The LWP::Request object also provide a few more attributes that might be of interest. The $req->priority is a number between 1 and 100 that can be used to select which request goes first when multiple are spooled at the same time. Requests will the least numbers go first.

The $req->proxy attribute tells us if we are going to pass the request to an proxy server instead of the server implied by the URL. If $req->proxy is TRUE, then it should be the URL of the proxy.

LWP::MainLoop

The event oriented framework is based on a single common object provided by the LWP::MainLoop module that will watch external file descriptors (sockets) and timers.

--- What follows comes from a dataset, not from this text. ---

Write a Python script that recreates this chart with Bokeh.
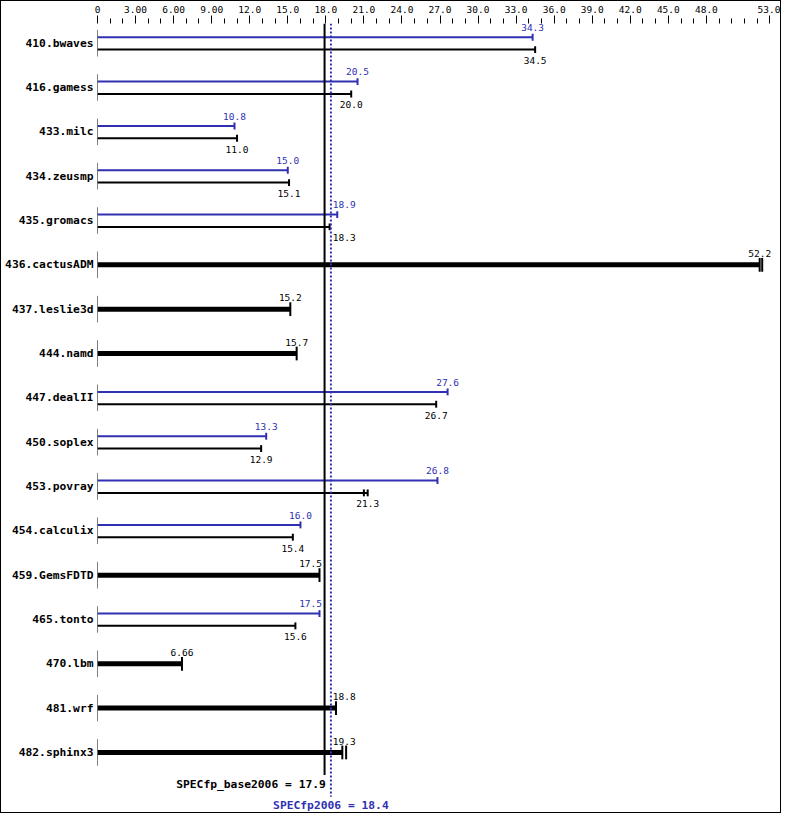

When events occur, then registered functions are called and these call other event handling functions and so on.

In order for this to work, the mainloop object needs to be in control when nothing else happens and you expect protocol handling to take place. This is achieved by repeatedly calling the mainloop->one_event method until we are satisfied. Each call will wait until the next event is available, then invoke the corresponding callback function and then return. The one_event() interface is handy because it can be applied recursively and you can set up event loops in event handlers invoked by outer event loops.

The call mainloop->run is a shorthand for a common form of this loop. It will call mainloop->one_event until there is no registered sockets and no timers left.

The following program shows how you can register your own callbacks. For instance the application might want to be able to read commands from the terminal.

  use LWP::MainLoop qw(mainloop);

  mainloop->readable(\*STDIN, \&read_and_do_cmd);
  mainloop->run;

  sub read_and_do_cmd
  {
     my $cmd;
     my $n = sysread(STDIN, $cmd, 512);
     chomp($cmd);

     if ($cmd eq "q") {
         exit;
     } elsif ($cmd =~ /^(get|head|trace)\s+(\S+)/i) {
         $ua->spool(LWP::Request->new(uc($1) => $2));
     } ...

  }

Currently LWPng use its own private event loop implementation. The plan is to adopt the event loop implementation used by the Tk extention. This should allow happies mixing of Tk and LWPng.